كَانَ أَبُو طَلْحَةَ أَكْثَرَ أَنْصَارِيٍّ بِالْمَدِينَةِ نَخْلاً ، وَكَانَ أَحَبَّ أَمْوَالِهِ إِلَيْهِ بَيْرُحَاءٍ وَكَانَتْ مُسْتَقْبِلَةَ الْمَسْجِدِ ، وَكَانَ رَسُولُ اللهِ صلى الله عليه وسلم يَدْخُلُهَا وَيَشْرَبُ مِنْ مَاءٍ فِيهَا طَيِّبٍ فَلَمَّا أُنْزِلَتْ )لَنْ تَنَالُوا الْبِرَّ حَتَّى تُنْفِقُوا مِمَّا تُحِبُّونَ (قَامَ أَبُو طَلْحَةَ فَقَالَ يَا رَسُولَ اللهِ إِنَّ اللَّهَ يَقُولُ) لَنْ تَنَالُوا الْبِرَّ حَتَّى تُنْفِقُوا مِمَّا تُحِبُّونَ( وَإِنَّ أَحَبَّ أَمْوَالِي إِلَيَّ بَيْرُحَاءٍ وَإِنَّهَا صَدَقَةٌ لِلَّهِ أَرْجُو بِرَّهَا وَذُخْرَهَا عِنْدَ اللهِ فَضَعْهَا يَا رَسُولَ اللهِ حَيْثُ أَرَاكَ اللَّهُ قَالَ رَسُولُ اللهِ صلى الله عليه وسلم : بَخْ ذَلِكَ مَالٌ رَايِحٌ ذَلِكَ مَالٌ رَايِحٌ وَقَدْ سَمِعْتُ مَا قُلْتَ وَإِنِّي أَرَى أَنْ تَجْعَلَهَا فِي الأَقْرَبِينَ قَالَ أَبُو طَلْحَةَ أَفْعَلُ يَا رَسُولَ اللهِ فَقَسَمَهَا أَبُو طَلْحَةَ فِي أَقَارِبِهِ وَبَنِي عَمِّهِ. (رواه البخاري) 
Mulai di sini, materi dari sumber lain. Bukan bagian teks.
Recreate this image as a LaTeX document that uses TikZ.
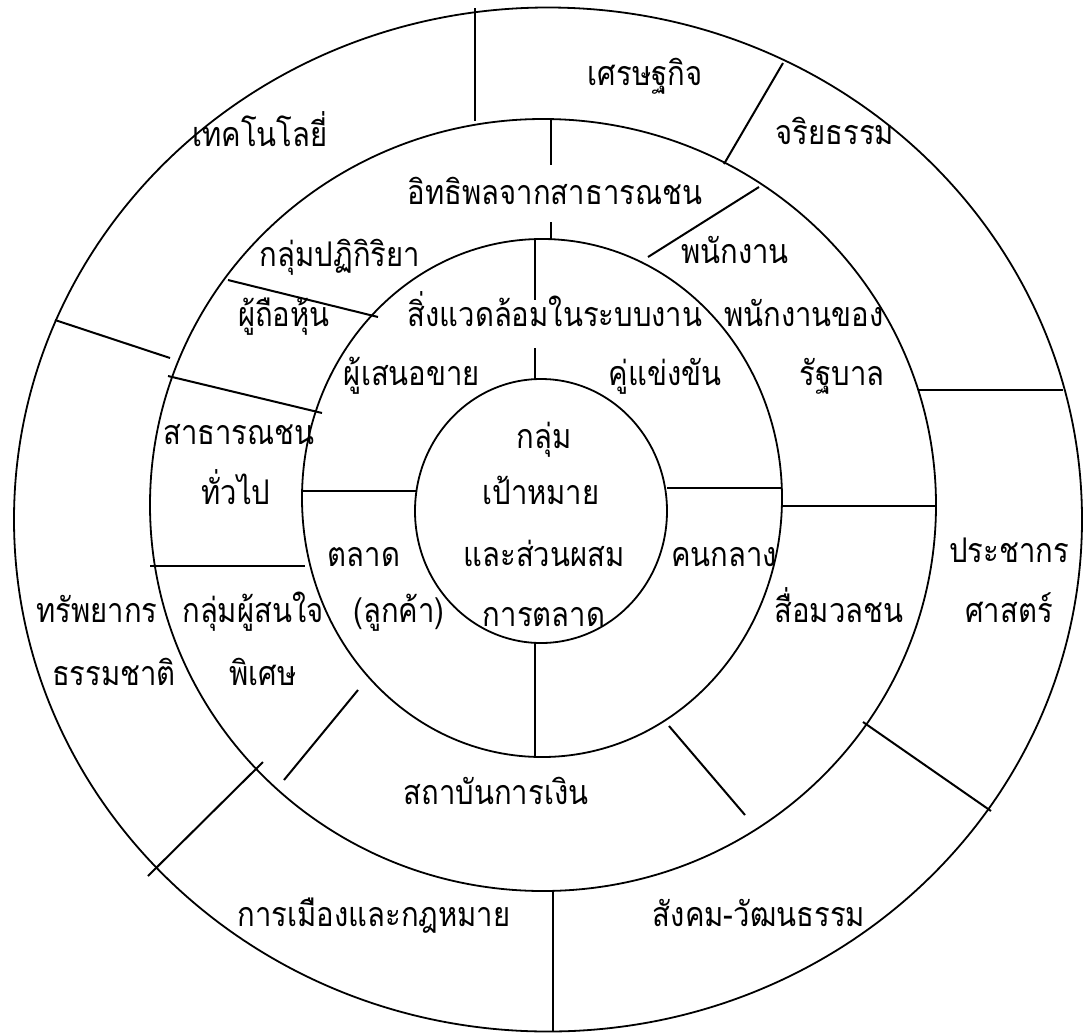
\documentclass[tikz,border=0pt]{standalone}
\usepackage{fontspec}
\newfontfamily\thaifont[Script=Thai,FakeStretch=0.86]{Loma}
\tikzset{
  ring/.style={line width=0.9pt},
  divider/.style={line width=1pt},
  lbl/.style={font=\thaifont\fontsize{17}{20}\selectfont, anchor=base, inner sep=0pt},
}
\begin{document}
\begin{tikzpicture}[x=0.5pt,y=-0.5pt]
\useasboundingbox (0,0) rectangle (1087,1034);
% the four rings
\draw[ring] (548,519.5) ellipse [x radius=534, y radius=512];
\draw[ring] (543,505) ellipse [x radius=393, y radius=386];
\draw[ring] (542,498) ellipse [x radius=240, y radius=259];
\draw[ring] (541,511) ellipse [x radius=126, y radius=132];

% outer ring
\draw[divider] (475,8) -- (475,121);
\draw[divider] (783,63) -- (724,164);
\draw[divider] (918,390) -- (1063,390);
\draw[divider] (863,722) -- (991,811);
\draw[divider] (553,891) -- (553,1032);
\draw[divider] (148,876) -- (263,762);
\draw[divider] (55,320) -- (170,358);

% second ring
\draw[divider] (551,119) -- (551,165);
\draw[divider] (551,222) -- (551,240);
\draw[divider] (759,187) -- (648,257);
\draw[divider] (782,506) -- (935,506);
\draw[divider] (669,726) -- (745,815);
\draw[divider] (358,690) -- (284,780);
\draw[divider] (150,566) -- (305,566);
\draw[divider] (168,376) -- (322,413);
\draw[divider] (228,280) -- (378,317);

% third ring
\draw[divider] (535,240) -- (535,300);
\draw[divider] (535,348) -- (535,379);
\draw[divider] (667,488) -- (782,488);
\draw[divider] (535,643) -- (535,757);
\draw[divider] (302,491) -- (416,491);

\node[lbl] (techno) at (260,146) {เทคโนโลยี่};
\node[lbl] (econ) at (645,85) {เศรษฐกิจ};
\node[lbl] (ethic) at (835,144) {จริยธรรม};
\node[lbl] (pubinf) at (555,204) {อิทธิพลจากสาธารณชน};
\node[lbl] (react) at (340,266) {กลุ่มปฏิกิริยา};
\node[lbl] (staff) at (735,263) {พนักงาน};
\node[lbl] (share) at (284,326) {ผู้ถือหุ้น};
\node[lbl] (taskenv) at (555,326) {สิ่งแวดล้อมในระบบงาน};
\node[lbl] (govA) at (804,326) {พนักงานของ};
\node[lbl] (supp) at (412,385) {ผู้เสนอขาย};
\node[lbl] (comp) at (665,385) {คู่แข่งขัน};
\node[lbl] (govB) at (842,385) {รัฐบาล};
\node[lbl] (genA) at (239,444) {สาธารณชน};
\node[lbl] (tgtA) at (544,448) {กลุ่ม};
\node[lbl] (genB) at (236,504) {ทั่วไป};
\node[lbl] (tgtB) at (541,504) {เป้าหมาย};
\node[lbl] (mktA) at (364,566) {ตลาด};
\node[lbl] (tgtC) at (544,566) {และส่วนผสม};
\node[lbl] (inter) at (724,566) {คนกลาง};
\node[lbl] (demoA) at (1009,562) {ประชากร};
\node[lbl] (natA) at (97,622) {ทรัพยากร};
\node[lbl] (specA) at (253,622) {กลุ่มผู้สนใจ};
\node[lbl] (mktB) at (399,622) {(ลูกค้า)};
\node[lbl] (tgtD) at (544,626) {การตลาด};
\node[lbl] (media) at (839,622) {สื่อมวลชน};
\node[lbl] (demoB) at (1009,622) {ศาสตร์};
\node[lbl] (natB) at (114,685) {ธรรมชาติ};
\node[lbl] (specB) at (263,685) {พิเศษ};
\node[lbl] (fin) at (496,804) {สถาบันการเงิน};
\node[lbl] (pol) at (374,926) {การเมืองและกฎหมาย};
\node[lbl] (soc) at (759,926) {สังคม-วัฒนธรรม};
\end{tikzpicture}
\end{document}
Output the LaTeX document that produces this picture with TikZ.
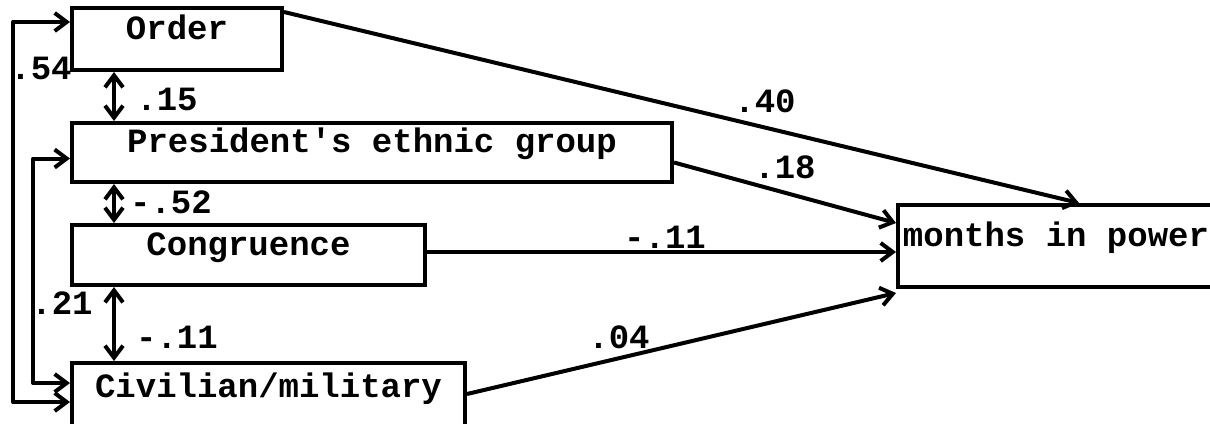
\documentclass[tikz,border=0pt]{standalone}
\usepackage{fontspec}
\setmonofont{Liberation Mono}
\usetikzlibrary{arrows.meta,calc}
\begin{document}
\begin{tikzpicture}[x=1pt,y=-1pt,
  txt/.style={font=\fontsize{34}{40}\selectfont\ttfamily\bfseries},
  box/.style={txt,draw,line width=4pt,rectangle,inner sep=0pt,
    text height=0pt,text depth=0pt},
  coef/.style={txt,inner sep=0pt},
  effect/.style={line width=4pt,-{Straight Barb[length=12pt,width=18pt]}},
  corr/.style={line width=4pt,line join=round,
    {Straight Barb[length=12pt,width=18pt]}-{Straight Barb[length=12pt,width=18pt]}}
]
\useasboundingbox (0,0) rectangle (1210,423);
\clip (0,0) rectangle (1210,423);

% variable boxes
\node[box,minimum width=210pt,minimum height=62pt] (Order) at (177,39) {Order};
\node[box,minimum width=600pt,minimum height=59pt] (Pres) at (372,152.5) {President's ethnic group};
\node[box,minimum width=353pt,minimum height=60pt] (Cong) at (248.5,255) {Congruence};
\node[box,minimum width=393pt,minimum height=68pt] (Civ) at (268.5,397) {Civilian/military};
\node[box,minimum width=316pt,minimum height=82pt] (Mon) at (1056,246) {months in power};

% correlations on the left
\draw[corr] ($(Order.west)+(0,-17)$) -- ++(-57,0) |- ($(Civ.west)+(0,5)$);
\draw[corr] ($(Pres.west)+(0,6)$) -- ++(-37,0) |- ($(Civ.west)+(0,-14)$);
\draw[corr] ($(Order.south west)+(44,0)$) -- ($(Pres.north west)+(44,0)$);
\draw[corr] ($(Pres.south west)+(44,0)$) -- ($(Cong.north west)+(44,0)$);
\draw[corr] ($(Cong.south west)+(44,0)$) -- ($(Civ.north west)+(44,0)$);

% paths to the outcome
\draw[effect] ($(Order.north east)+(0,6)$) -- ($(Mon.north west)+(183,0)$);
\draw[effect] ($(Pres.east)+(0,10)$) -- ($(Mon.west)+(0,-23)$);
\draw[effect] ($(Cong.east)+(0,-3)$) -- ($(Mon.west)+(0,6)$);
\draw[effect] ($(Civ.east)+(0,-3)$) -- ($(Mon.south west)+(0,4)$);

% coefficients
\node[coef] (c54) at (41,68) {.54};
\node[coef] (c15) at (167,99) {.15};
\node[coef] (c52) at (171,202) {-.52};
\node[coef] (c21) at (62,303) {.21};
\node[coef] (c11v) at (177,337) {-.11};
\node[coef] (c40) at (765,101) {.40};
\node[coef] (c18) at (785,167) {.18};
\node[coef] (c11h) at (665,237) {-.11};
\node[coef] (c04) at (619,337) {.04};
\end{tikzpicture}
\end{document}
Artinya: “Abu Thalhah adalah orang yang paling banyak hartanya dari kalangan Anshar di kota Madinah berupa kebun pohon kurma dan harta benda yang paling dicintainya adalah Bairuha’ (sumur yang ada di kebun itu) yang menghadap ke masjid dan Rasulullah Saw sering mamasuki kebun itu dan meminum airnya yang baik tersebut.

Anas berkata: Ketika turun firman Allah dalam surah al-'Imran ayat 92 yang artinya: “Kamu sekali-kali tidak akan sampai kepada kebajikan (yang sempurna), sebelum kamu menafkahkan sehahagian harta yang kamu cintai”. Abu Thalhah kemudian mendatangi Rasulullah Saw lalu berkata: “Wahai Rasulullah, sesungguhnya Allah telah berfirman: “Kamu sekali-kali tidak akan sampai kepada kebajikan (yang sempurna), sebelum kamu menafkahkan sehahagian harta yang kamu cintai”.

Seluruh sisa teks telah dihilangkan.